§ EXERCISE INPUT
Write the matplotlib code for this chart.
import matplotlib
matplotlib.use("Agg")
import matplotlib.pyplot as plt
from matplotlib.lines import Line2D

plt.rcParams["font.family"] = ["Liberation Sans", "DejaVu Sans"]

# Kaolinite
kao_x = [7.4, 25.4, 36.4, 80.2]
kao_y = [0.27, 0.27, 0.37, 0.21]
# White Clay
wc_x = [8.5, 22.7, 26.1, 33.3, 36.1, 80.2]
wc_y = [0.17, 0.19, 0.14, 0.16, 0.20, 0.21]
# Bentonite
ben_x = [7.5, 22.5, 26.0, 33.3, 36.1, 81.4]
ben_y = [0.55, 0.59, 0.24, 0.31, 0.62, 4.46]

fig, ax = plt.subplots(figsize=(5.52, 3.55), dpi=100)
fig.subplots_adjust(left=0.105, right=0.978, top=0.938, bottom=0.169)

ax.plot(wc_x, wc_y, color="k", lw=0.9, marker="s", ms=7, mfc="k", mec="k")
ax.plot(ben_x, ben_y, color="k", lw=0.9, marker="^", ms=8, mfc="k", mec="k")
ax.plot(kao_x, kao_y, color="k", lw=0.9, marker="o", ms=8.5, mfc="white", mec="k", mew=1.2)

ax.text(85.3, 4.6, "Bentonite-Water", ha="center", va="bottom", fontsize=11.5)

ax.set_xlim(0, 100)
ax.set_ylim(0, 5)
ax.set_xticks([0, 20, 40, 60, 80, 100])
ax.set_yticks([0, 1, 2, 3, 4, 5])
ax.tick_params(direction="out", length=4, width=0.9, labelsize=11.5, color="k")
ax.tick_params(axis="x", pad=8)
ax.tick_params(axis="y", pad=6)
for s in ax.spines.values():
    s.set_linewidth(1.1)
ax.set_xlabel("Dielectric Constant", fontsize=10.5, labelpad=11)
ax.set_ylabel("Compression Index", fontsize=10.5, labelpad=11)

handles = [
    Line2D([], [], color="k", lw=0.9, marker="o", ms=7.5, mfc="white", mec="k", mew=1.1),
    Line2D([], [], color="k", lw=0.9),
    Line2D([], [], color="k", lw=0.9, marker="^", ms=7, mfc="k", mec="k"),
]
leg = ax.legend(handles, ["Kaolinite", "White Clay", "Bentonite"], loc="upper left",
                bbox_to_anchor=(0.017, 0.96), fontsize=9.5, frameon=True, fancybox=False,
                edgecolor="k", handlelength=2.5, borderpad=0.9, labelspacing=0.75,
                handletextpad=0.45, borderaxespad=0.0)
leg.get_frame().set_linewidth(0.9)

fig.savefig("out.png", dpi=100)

* * *

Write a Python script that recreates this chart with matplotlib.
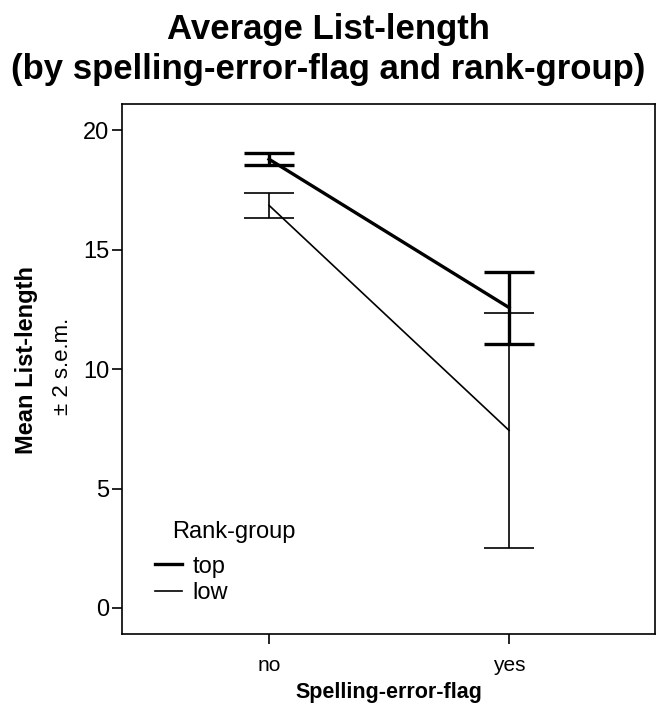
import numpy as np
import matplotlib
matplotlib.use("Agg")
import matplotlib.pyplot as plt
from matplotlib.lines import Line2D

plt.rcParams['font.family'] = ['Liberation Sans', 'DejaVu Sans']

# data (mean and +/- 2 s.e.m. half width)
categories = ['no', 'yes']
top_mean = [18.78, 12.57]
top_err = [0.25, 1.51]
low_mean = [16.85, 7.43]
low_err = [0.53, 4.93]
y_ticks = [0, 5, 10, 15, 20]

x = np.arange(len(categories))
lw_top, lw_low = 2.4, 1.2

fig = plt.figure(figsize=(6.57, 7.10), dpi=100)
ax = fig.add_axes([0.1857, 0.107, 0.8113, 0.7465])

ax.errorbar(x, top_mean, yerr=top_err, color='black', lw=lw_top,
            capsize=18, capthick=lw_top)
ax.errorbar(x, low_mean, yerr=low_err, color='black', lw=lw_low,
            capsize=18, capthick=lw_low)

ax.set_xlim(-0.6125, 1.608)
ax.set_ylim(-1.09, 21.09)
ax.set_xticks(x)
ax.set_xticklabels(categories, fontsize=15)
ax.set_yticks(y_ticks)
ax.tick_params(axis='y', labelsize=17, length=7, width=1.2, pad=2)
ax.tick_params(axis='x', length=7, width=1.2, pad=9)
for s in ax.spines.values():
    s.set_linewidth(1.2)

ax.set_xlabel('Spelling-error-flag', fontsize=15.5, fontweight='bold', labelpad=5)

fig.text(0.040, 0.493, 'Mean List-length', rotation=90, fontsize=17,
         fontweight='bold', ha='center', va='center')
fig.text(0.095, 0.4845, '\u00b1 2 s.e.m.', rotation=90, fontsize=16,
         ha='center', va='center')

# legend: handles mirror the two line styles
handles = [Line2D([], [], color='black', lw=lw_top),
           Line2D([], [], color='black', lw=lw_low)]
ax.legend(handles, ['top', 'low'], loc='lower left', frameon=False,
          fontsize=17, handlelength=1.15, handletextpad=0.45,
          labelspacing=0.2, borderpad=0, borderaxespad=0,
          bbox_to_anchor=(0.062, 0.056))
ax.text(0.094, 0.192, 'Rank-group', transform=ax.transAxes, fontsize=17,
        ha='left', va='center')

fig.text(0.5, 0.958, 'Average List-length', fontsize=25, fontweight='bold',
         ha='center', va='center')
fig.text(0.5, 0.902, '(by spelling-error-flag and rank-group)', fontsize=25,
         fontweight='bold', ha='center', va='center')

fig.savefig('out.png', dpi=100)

§ OBJECTIVE
Everything above from the line with "Write a Python" through the line with "ax = fig.add_axes([0.1857, 0.107, 0.8113, 0.7465])" should be retyped exactly, and nothing else; omit pictures.

§ OUTPUT OF THE EXERCISE
Write a Python script that recreates this chart with matplotlib.
import numpy as np
import matplotlib
matplotlib.use("Agg")
import matplotlib.pyplot as plt
from matplotlib.lines import Line2D

plt.rcParams['font.family'] = ['Liberation Sans', 'DejaVu Sans']

# data (mean and +/- 2 s.e.m. half width)
categories = ['no', 'yes']
top_mean = [18.78, 12.57]
top_err = [0.25, 1.51]
low_mean = [16.85, 7.43]
low_err = [0.53, 4.93]
y_ticks = [0, 5, 10, 15, 20]

x = np.arange(len(categories))
lw_top, lw_low = 2.4, 1.2

fig = plt.figure(figsize=(6.57, 7.10), dpi=100)
ax = fig.add_axes([0.1857, 0.107, 0.8113, 0.7465])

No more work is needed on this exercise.